The antique water tank where Noorjehan used to bathe is still there but not as it used to be. The water is no longer crystal clear but is muddy, dirty and foul-smelling. An old tree which is growing in one of its corners has a sad tale to tell. During the day birds chirp among its leaves, and monkeys jump and dance over its branches, craving for some food thrown by tourists and pilgrims visiting the fort and its temples. But at night it looks lonely and forlorn.
The western portion of the fort is divided into two parts. Each part has its own entrance doorway. Relics of the palaces are housed in the southern portion while the northern wing has vestiges of a small pillared hall with three arched openings. There is a pavilion with small chambers on either side.
There are traces of paintings on the walls of these antique palaces. These paintings are ascribed to Raja Jagat Singh who is believed to have brought the black stone image of Lord Krishna from Chittaurgarh between 1619-1623 AD. This antique image of Lord Krishna is still preserved in Brij Raj temple and is regularly visited and worshipped by tourists and pilgrims from far and wide. At one time there were paintings of Krishan Leela inside this temple which are now missing. Rajasthan art can be seen in the black stone used here. The lifelike image of Lord Krishna playing his flute is matchless in its beauty.
An ancient mosque, though ravaged by time, still stands here. The Archaeological Survey of India has now initiated efforts to save it. It reminds the visitor of the days when after her daily prayers, Noorjehan would bask in the sun. Adjoining this mosque is a government senior secondary school.
Towards the western side of this mosque, there stands a strong plinth of a ruined palace made of antique stones. Sculpted borders of this plinth have erotic and martial images, apart from images of lions reminding one of love and war in the olden days. Images of elephants overlook the Pathankot-Kangra highway.
Towards the southern end of this ruined palace is another portion of the palace which now stands roofless. The arches and masonry of this palace are unique when viewed from inside. Having a sturdy built, these structures which have been made without iron, say a lot about the skills of the masons of the ancient Kangra region and the materials used by them.
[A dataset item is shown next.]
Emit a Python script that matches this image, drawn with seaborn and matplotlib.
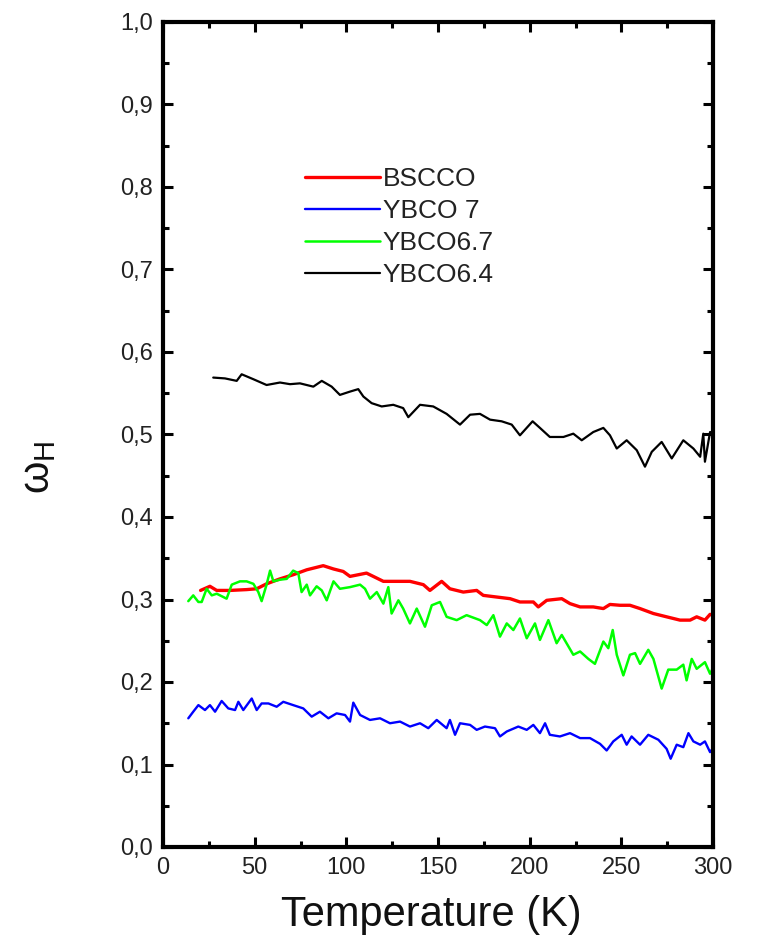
import numpy as np
import pandas as pd
import matplotlib
matplotlib.use("Agg")
import matplotlib.pyplot as plt
import seaborn as sns
from matplotlib.ticker import MultipleLocator, FuncFormatter

# ---- data ----
t_bscco = [20.5, 25.6, 29.3, 36.5, 45.6, 51.1, 56.5, 63.8, 71.0, 78.4, 87.4, 93.0, 98.3, 102.0,
           111.0, 114.7, 120.2, 127.5, 134.7, 142.0, 145.6, 152.0, 156.5, 163.8, 171.1, 174.7,
           182.0, 189.3, 194.7, 202.0, 204.7, 209.3, 217.5, 222.0, 227.5, 234.7, 240.2, 243.8,
           249.3, 254.7, 260.2, 267.5, 274.7, 282.0, 287.5, 291.1, 295.6, 298.4, 300.0]
w_bscco = [0.311, 0.316, 0.311, 0.311, 0.312, 0.313, 0.319, 0.325, 0.330, 0.336, 0.341, 0.337,
           0.334, 0.328, 0.332, 0.328, 0.322, 0.322, 0.322, 0.318, 0.311, 0.322, 0.313, 0.309,
           0.311, 0.305, 0.303, 0.301, 0.297, 0.297, 0.291, 0.299, 0.301, 0.295, 0.291, 0.291,
           0.289, 0.294, 0.293, 0.293, 0.289, 0.283, 0.279, 0.275, 0.275, 0.279, 0.275, 0.282,
           0.281]

t_ybco7 = [13.8, 16.5, 19.3, 22.9, 25.6, 28.4, 32.0, 35.6, 39.3, 41.1, 43.8, 48.4, 51.1, 53.8,
           57.5, 62.0, 65.6, 71.0, 76.5, 81.1, 85.6, 90.2, 94.7, 99.3, 102.0, 103.8, 107.5,
           112.9, 118.4, 123.8, 129.3, 134.7, 140.2, 144.7, 149.3, 154.7, 156.5, 159.3, 162.0,
           167.5, 171.1, 175.6, 181.1, 183.8, 187.5, 193.8, 198.4, 202.0, 205.6, 208.4, 211.0,
           216.5, 222.0, 227.5, 232.9, 238.4, 242.0, 245.6, 250.2, 252.9, 255.6, 260.2, 264.7,
           270.2, 274.7, 276.9, 280.2, 283.8, 286.6, 289.3, 293.0, 295.6, 298.4, 300.0]
w_ybco7 = [0.156, 0.164, 0.172, 0.166, 0.172, 0.164, 0.177, 0.168, 0.166, 0.176, 0.166, 0.180,
           0.166, 0.174, 0.174, 0.170, 0.176, 0.172, 0.168, 0.158, 0.164, 0.156, 0.162, 0.160,
           0.152, 0.175, 0.160, 0.154, 0.156, 0.150, 0.152, 0.146, 0.150, 0.144, 0.154, 0.144,
           0.154, 0.136, 0.150, 0.148, 0.142, 0.146, 0.144, 0.134, 0.140, 0.146, 0.142, 0.148,
           0.138, 0.150, 0.136, 0.134, 0.138, 0.132, 0.132, 0.125, 0.117, 0.128, 0.136, 0.124,
           0.134, 0.124, 0.136, 0.130, 0.119, 0.107, 0.124, 0.121, 0.138, 0.128, 0.124, 0.128,
           0.115, 0.120]

t_ybco67 = [13.8, 16.5, 19.3, 21.1, 23.8, 26.6, 29.3, 34.7, 37.5, 42.0, 45.6, 49.3, 52.0, 53.8,
            56.5, 58.4, 60.2, 63.8, 67.5, 71.0, 73.8, 75.6, 78.4, 80.2, 83.8, 86.6, 89.3, 93.0,
            96.5, 102.0, 107.5, 110.2, 112.9, 116.6, 120.2, 122.9, 124.7, 128.4, 131.0, 134.7,
            138.4, 142.9, 146.6, 151.1, 154.7, 160.2, 165.6, 172.9, 176.6, 180.2, 183.8, 187.5,
            191.1, 194.7, 198.4, 202.9, 205.6, 210.2, 214.7, 217.5, 223.8, 227.5, 232.0, 235.6,
            240.2, 242.9, 245.3, 247.5, 251.1, 254.7, 257.5, 260.2, 264.7, 267.5, 272.0, 275.6,
            280.2, 283.8, 285.6, 288.4, 291.1, 295.6, 298.4, 300.0]
w_ybco67 = [0.298, 0.305, 0.297, 0.297, 0.313, 0.305, 0.307, 0.301, 0.318, 0.322, 0.322, 0.319,
            0.309, 0.298, 0.318, 0.335, 0.322, 0.324, 0.325, 0.335, 0.332, 0.309, 0.318, 0.305,
            0.316, 0.311, 0.299, 0.322, 0.313, 0.315, 0.318, 0.313, 0.301, 0.309, 0.295, 0.315,
            0.283, 0.299, 0.289, 0.271, 0.289, 0.267, 0.293, 0.297, 0.279, 0.275, 0.281, 0.275,
            0.269, 0.281, 0.255, 0.271, 0.263, 0.277, 0.253, 0.271, 0.251, 0.275, 0.247, 0.257,
            0.233, 0.237, 0.228, 0.222, 0.249, 0.241, 0.263, 0.233, 0.208, 0.233, 0.235, 0.222,
            0.239, 0.228, 0.192, 0.215, 0.215, 0.221, 0.202, 0.228, 0.216, 0.224, 0.210, 0.217]

t_ybco64 = [27.4, 33.8, 40.2, 42.9, 49.3, 56.5, 63.8, 69.3, 74.7, 82.0, 86.6, 92.0, 96.5, 102.0,
            106.5, 109.3, 113.8, 119.3, 125.6, 131.0, 133.8, 140.2, 147.4, 154.7, 162.0, 167.5,
            172.9, 178.4, 184.7, 190.2, 194.7, 201.6, 205.6, 211.0, 218.4, 223.8, 228.4, 234.7,
            240.2, 243.8, 247.5, 252.9, 258.4, 262.9, 266.6, 272.0, 277.5, 283.8, 289.3, 293.0,
            294.7, 295.6, 298.4, 300.0]
w_ybco64 = [0.569, 0.568, 0.565, 0.573, 0.567, 0.560, 0.563, 0.561, 0.562, 0.558, 0.565, 0.558,
            0.548, 0.552, 0.555, 0.546, 0.538, 0.534, 0.536, 0.532, 0.521, 0.536, 0.534, 0.525,
            0.512, 0.524, 0.525, 0.518, 0.516, 0.512, 0.499, 0.516, 0.508, 0.497, 0.497, 0.501,
            0.493, 0.503, 0.508, 0.499, 0.483, 0.493, 0.481, 0.461, 0.479, 0.491, 0.471, 0.493,
            0.483, 0.473, 0.501, 0.467, 0.503, 0.502]

labels = ["BSCCO", "YBCO 7", "YBCO6.7", "YBCO6.4"]
colors = ["#ff0000", "#0000ff", "#00ff00", "#000000"]
widths = [2.4, 1.7, 1.8, 1.6]
series = [(t_bscco, w_bscco), (t_ybco7, w_ybco7), (t_ybco67, w_ybco67), (t_ybco64, w_ybco64)]

sns.set_theme(style="ticks")
plt.rcParams["font.family"] = ["Liberation Sans", "DejaVu Sans"]
plt.rcParams["mathtext.fontset"] = "custom"
plt.rcParams["mathtext.rm"] = "Liberation Sans"
plt.rcParams["mathtext.it"] = "Liberation Sans:italic"

fig = plt.figure(figsize=(7.57, 9.5), dpi=100)
ax = fig.add_axes([163 / 757, 1 - 847 / 950, 550 / 757, 825 / 950])

for (t, w), lab, c, lw in zip(series, labels, colors, widths):
    df = pd.DataFrame({"T": t, "w": w})
    sns.lineplot(data=df, x="T", y="w", ax=ax, color=c, lw=lw, label=lab,
                 sort=False, estimator=None)

ax.set_xlim(0, 300)
ax.set_ylim(0, 1.0)
ax.xaxis.set_major_locator(MultipleLocator(50))
ax.xaxis.set_minor_locator(MultipleLocator(25))
ax.yaxis.set_major_locator(MultipleLocator(0.1))
ax.yaxis.set_minor_locator(MultipleLocator(0.05))
ax.yaxis.set_major_formatter(FuncFormatter(lambda v, p: f"{v:.1f}".replace(".", ",")))
ax.xaxis.set_major_formatter(FuncFormatter(lambda v, p: f"{v:.0f}"))

for s in ax.spines.values():
    s.set_linewidth(3.0)
    s.set_color("black")
    s.set_visible(True)

ax.tick_params(which="both", direction="in", top=True, right=True, color="black")
ax.tick_params(which="major", length=7, width=2.2, labelsize=17, pad=7, labelcolor="#222222")
ax.tick_params(which="minor", length=4.5, width=2.2)

ax.set_xlabel("Temperature (K)", fontsize=30, color="#111111")
ax.set_ylabel(r"$\mathrm{\omega}_{\mathrm{H}}$", fontsize=30, color="#111111")
ax.xaxis.set_label_coords(0.488, -0.058)
ax.yaxis.set_label_coords(-0.19, 0.46)

leg = ax.legend(loc="upper left", bbox_to_anchor=((305 - 163) / 550, (847 - 167) / 825),
                frameon=False, fontsize=19, handlelength=2.85, handletextpad=0.1,
                labelspacing=0.3, borderpad=0, borderaxespad=0)
for txt in leg.get_texts():
    txt.set_color("#222222")

fig.savefig("out.png", dpi=100)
Nurpur fort is not only the last relic of the glorious past of Kangra, but it also reminds one of legendary dancer, Noori, whose name was an imitation of Noorjehan. Legend has it that she was more beautiful than even Noorjehan. Afraid that Noori’s beauty would attract more fame than her own, Noorjehan did not allow Noori to venture outside the palace. Noorjehan liked Noori’s sweet voice but envied her beauty. The sound of Noori’s anklets would echo in the palace when she danced, keeping the people of the surrounding area spellbound.
Later, Noorjehan had Noori’s tongue cut when she suspected that the latter had tried to seduce Jahangir. Thereafter, the Nurpur fort became deserted and its music was forever silenced. The fort stands deserted now, and only wild animals prowl here at night.